Pull out every line below that contains the word "diagram".

- Material:
**********

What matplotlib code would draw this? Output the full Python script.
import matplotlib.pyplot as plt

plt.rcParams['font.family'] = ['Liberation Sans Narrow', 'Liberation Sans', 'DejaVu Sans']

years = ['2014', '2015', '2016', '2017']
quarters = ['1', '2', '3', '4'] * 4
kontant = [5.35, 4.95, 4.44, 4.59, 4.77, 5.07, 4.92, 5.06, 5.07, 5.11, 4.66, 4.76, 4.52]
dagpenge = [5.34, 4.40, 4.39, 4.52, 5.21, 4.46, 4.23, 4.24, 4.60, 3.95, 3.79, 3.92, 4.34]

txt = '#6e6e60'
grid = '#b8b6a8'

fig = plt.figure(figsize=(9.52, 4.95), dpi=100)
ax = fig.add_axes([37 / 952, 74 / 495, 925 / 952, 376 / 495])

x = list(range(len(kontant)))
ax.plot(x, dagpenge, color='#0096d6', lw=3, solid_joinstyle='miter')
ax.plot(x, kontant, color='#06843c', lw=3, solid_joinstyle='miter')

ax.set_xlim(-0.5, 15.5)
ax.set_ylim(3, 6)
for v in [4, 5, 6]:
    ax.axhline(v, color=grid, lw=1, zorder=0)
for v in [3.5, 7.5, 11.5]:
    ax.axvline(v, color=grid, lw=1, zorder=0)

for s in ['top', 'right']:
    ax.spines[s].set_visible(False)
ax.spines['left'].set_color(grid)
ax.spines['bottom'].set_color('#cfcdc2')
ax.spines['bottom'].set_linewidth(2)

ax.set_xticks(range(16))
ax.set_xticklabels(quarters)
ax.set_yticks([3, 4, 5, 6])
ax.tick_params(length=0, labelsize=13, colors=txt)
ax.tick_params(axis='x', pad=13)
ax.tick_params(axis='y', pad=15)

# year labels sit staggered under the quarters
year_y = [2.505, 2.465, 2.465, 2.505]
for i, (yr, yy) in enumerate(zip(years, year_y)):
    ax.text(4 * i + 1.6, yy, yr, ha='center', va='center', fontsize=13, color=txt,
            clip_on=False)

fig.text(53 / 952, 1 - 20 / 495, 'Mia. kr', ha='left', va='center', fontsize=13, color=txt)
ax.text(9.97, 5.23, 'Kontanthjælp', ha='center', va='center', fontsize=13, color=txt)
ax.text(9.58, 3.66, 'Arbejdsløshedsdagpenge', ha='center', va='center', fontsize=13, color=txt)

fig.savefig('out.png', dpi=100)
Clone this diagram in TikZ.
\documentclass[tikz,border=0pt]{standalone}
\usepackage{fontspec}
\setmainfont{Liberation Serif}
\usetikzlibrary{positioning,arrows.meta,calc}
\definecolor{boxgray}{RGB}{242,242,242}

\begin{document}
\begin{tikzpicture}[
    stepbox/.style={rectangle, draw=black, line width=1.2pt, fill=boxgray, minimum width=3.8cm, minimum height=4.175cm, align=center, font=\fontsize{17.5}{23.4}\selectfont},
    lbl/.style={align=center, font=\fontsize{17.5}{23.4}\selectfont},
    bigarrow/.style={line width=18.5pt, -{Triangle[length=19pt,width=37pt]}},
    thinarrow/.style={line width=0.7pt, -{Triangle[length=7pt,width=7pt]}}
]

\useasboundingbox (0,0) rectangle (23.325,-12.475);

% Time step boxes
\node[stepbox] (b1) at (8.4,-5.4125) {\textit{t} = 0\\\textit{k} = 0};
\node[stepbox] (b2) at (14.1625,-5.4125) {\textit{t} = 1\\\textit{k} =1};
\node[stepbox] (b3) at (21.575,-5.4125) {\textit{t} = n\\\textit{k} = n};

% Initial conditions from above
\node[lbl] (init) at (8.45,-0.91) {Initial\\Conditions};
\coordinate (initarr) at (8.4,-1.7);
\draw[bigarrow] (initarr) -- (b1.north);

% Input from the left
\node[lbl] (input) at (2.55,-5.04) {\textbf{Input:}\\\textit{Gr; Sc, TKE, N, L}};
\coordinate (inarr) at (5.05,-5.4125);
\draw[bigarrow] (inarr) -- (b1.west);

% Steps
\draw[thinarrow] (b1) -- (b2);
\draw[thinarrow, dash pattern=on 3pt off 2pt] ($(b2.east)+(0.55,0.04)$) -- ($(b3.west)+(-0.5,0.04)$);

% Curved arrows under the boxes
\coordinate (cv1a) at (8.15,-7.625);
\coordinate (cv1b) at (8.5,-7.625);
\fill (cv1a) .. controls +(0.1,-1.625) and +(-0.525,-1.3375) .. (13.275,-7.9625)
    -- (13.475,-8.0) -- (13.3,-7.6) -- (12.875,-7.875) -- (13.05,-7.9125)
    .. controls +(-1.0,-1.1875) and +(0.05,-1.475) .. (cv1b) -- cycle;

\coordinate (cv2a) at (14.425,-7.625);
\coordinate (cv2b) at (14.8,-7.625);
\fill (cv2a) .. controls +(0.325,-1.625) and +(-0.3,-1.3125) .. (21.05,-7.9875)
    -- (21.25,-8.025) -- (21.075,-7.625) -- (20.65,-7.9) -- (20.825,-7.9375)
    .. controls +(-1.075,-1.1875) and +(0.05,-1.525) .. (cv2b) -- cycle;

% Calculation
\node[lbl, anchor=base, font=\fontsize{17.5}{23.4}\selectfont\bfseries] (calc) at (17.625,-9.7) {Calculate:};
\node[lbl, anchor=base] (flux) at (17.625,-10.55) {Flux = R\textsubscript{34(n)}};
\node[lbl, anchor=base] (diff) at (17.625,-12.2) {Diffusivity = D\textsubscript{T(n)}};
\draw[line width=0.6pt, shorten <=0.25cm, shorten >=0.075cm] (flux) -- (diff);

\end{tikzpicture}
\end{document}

**********

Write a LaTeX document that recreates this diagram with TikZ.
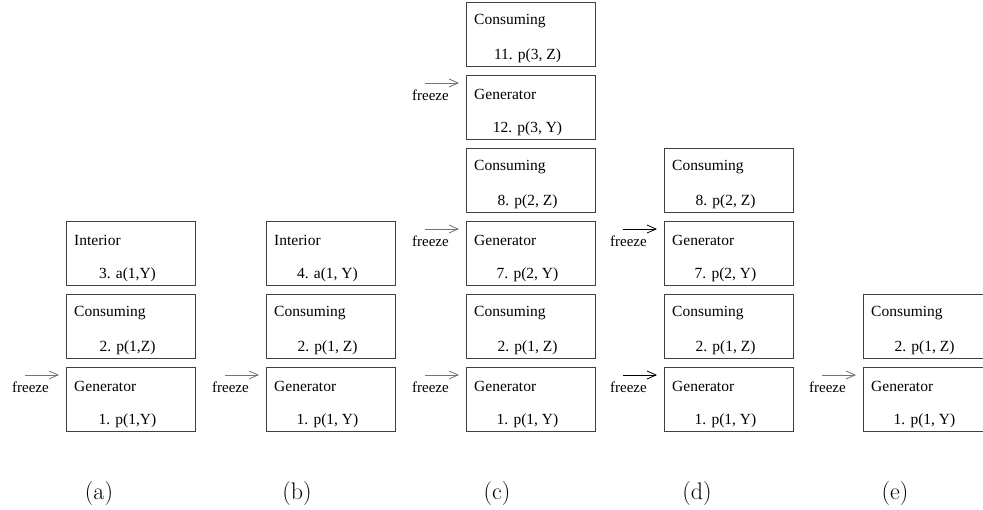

**********

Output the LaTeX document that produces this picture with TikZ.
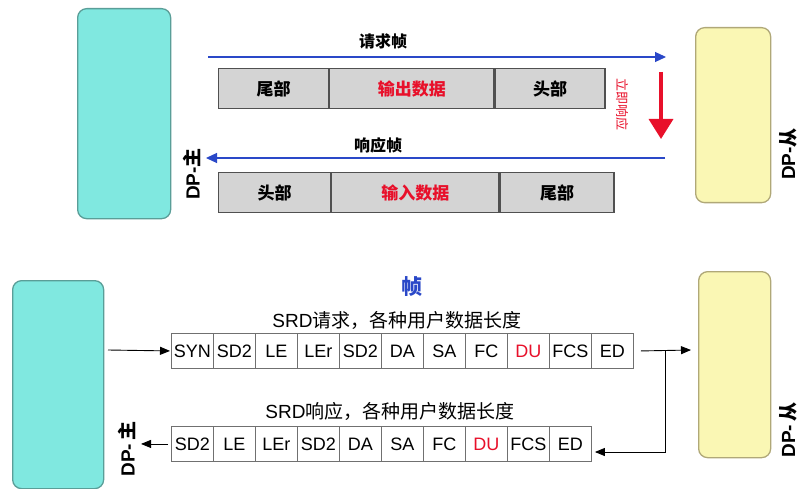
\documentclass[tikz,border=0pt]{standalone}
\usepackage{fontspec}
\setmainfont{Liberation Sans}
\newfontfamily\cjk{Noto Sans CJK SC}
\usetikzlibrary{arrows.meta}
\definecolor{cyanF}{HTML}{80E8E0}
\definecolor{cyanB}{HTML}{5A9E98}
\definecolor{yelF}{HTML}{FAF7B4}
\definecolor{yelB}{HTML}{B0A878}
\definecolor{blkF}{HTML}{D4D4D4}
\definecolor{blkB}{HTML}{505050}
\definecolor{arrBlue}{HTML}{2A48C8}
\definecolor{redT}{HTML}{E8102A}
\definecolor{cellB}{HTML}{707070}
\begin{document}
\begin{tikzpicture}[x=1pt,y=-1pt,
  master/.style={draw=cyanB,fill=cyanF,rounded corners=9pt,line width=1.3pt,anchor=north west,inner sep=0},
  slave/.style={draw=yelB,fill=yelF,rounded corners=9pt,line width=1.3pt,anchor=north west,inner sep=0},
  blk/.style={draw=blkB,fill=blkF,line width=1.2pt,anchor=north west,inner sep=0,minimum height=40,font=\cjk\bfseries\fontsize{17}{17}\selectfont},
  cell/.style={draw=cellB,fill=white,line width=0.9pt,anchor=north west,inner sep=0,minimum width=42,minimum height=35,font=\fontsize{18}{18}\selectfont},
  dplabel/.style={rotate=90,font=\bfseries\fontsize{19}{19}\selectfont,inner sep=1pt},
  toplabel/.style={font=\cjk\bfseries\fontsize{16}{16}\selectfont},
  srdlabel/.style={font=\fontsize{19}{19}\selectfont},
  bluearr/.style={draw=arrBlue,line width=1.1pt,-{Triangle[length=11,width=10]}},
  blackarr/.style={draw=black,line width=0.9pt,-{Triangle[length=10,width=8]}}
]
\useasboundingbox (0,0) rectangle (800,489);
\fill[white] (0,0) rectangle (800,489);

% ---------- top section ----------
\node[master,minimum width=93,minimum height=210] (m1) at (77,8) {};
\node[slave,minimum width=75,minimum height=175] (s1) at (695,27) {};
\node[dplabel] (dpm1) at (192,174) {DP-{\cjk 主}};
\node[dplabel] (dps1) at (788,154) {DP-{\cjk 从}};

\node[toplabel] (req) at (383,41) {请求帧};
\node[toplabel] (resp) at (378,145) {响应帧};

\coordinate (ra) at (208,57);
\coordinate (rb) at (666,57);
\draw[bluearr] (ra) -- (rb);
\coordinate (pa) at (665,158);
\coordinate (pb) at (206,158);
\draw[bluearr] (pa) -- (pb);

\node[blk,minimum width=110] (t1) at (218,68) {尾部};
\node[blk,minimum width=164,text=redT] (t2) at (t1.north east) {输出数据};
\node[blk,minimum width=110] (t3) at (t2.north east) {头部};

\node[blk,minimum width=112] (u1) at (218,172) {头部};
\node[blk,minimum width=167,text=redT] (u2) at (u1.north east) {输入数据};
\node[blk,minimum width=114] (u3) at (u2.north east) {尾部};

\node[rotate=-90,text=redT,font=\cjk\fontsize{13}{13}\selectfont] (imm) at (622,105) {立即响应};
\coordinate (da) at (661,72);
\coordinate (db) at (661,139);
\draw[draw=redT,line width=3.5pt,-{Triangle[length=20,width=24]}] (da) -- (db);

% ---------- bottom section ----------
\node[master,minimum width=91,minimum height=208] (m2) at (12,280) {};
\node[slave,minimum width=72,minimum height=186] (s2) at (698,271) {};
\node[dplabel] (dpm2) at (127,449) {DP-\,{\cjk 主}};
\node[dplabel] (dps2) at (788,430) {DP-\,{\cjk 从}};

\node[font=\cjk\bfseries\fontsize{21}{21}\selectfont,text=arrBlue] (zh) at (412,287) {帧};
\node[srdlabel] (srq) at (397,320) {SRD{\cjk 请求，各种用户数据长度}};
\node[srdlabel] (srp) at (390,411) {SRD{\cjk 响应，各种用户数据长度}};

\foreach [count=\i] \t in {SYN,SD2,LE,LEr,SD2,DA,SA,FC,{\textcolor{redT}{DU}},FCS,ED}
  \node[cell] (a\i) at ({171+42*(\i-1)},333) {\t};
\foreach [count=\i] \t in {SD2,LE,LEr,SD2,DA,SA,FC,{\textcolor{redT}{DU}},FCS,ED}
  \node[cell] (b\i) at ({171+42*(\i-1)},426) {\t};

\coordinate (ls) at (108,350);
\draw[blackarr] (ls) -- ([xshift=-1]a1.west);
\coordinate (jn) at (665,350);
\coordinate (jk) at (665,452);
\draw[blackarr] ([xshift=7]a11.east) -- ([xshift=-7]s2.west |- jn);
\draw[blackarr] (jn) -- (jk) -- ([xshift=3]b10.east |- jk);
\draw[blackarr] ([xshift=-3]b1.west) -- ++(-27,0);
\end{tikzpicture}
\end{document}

**********

- Finished task:
Clone this diagram in TikZ.
Write a LaTeX document that recreates this diagram with TikZ.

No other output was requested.